Kenapa kita harus melakukan pola asuh dan pola didik dialogis?. Karena pola asuh dialogis sangat sesuai dengan yang di lakukan Rosulullah SAW, bahkan telah dilakukan Oleh Allah SWT. Coba kita lihat kisah dalan Al Quran, ketika Iblis enggan sujud pada nabi Adam, Apakah Allah Mengatakan “ durhaka kamu Iblis...keluar dari Surga!” Tidak kan ? Justru Allah SWT berdialog dengan Iblis dengan mengatakan “ Iblis apa yang menghalangi kamu untuk sujud kepada Adam?. Subhanallah sangat dialogis. Padahal kita tau kurang apa jahatnya iblis, kurang apa membangkangya iblis?. Nah kalau Allah sendiri sangat dialogis dengan Iblis, kenapa kita tidak dapat dialogis dengan anak-anak kita dengan murid-murid kita, dengan istri/suami kita ? Berati kita telah menganggap mereka lebih buruk dari Iblis? Nauzubillah..

Pola asuh koerssive akan memunculkan kesan, aku yang lebih benar dari kamu, aku ingin kamu melakukan apa yang aku mau dan aku ingin kamu melakukannya dengan cara saya. Pola permissive memberi kesan terserah kau mau, sedangkan pola dialogis memberikan kesan, masalahnya apa?, Mari kita selesaikan bersama, dua hati dan dua kepala lebih baik dari satu hati dan satu kepala. Sehingga dampak dari pola asuh koerssive adalah akan memunculkan dorongan dari luar, pola permisif tidak memberikan dorongan dan pola dialogis adalah memberikan dorongan dari dalam diri anak.

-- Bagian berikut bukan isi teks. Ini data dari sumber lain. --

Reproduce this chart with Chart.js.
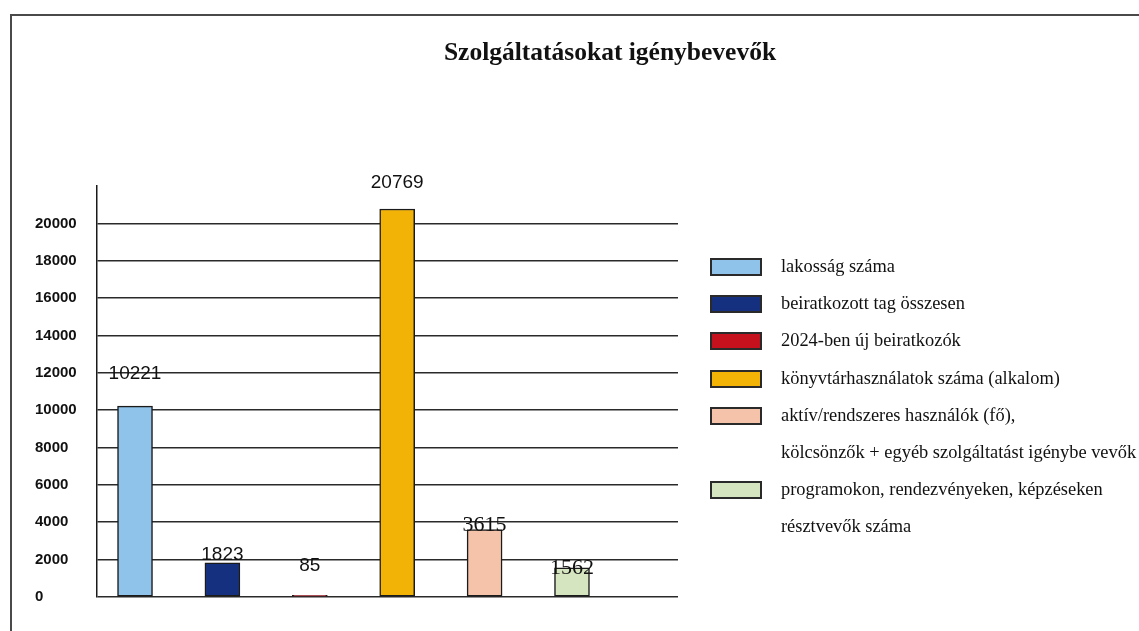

Pola asuh yang harus dilakukan sesuai contoh Rosulullah adalah 7 tahun pertama, dialogis-permissive yang akan melahirkan anak yang manja terarah, 7 tahun kedua dialogis-koerssive yang akan melahirkan anak disiplin dan terdidik, dan 7 tahun ketiga pola dialogis-dialogis yang akan melahirkan anak yang mandiri dan bertanggungjawab.

Semoga kita dapat mendidik anak-anak kita sesuai dengan tuntunan Rasulullah SAW, sehingga kelak mereka menjadi anak-anak yang sholeh dan menjadi generasi robbani, amin ..wallahu ‘alam.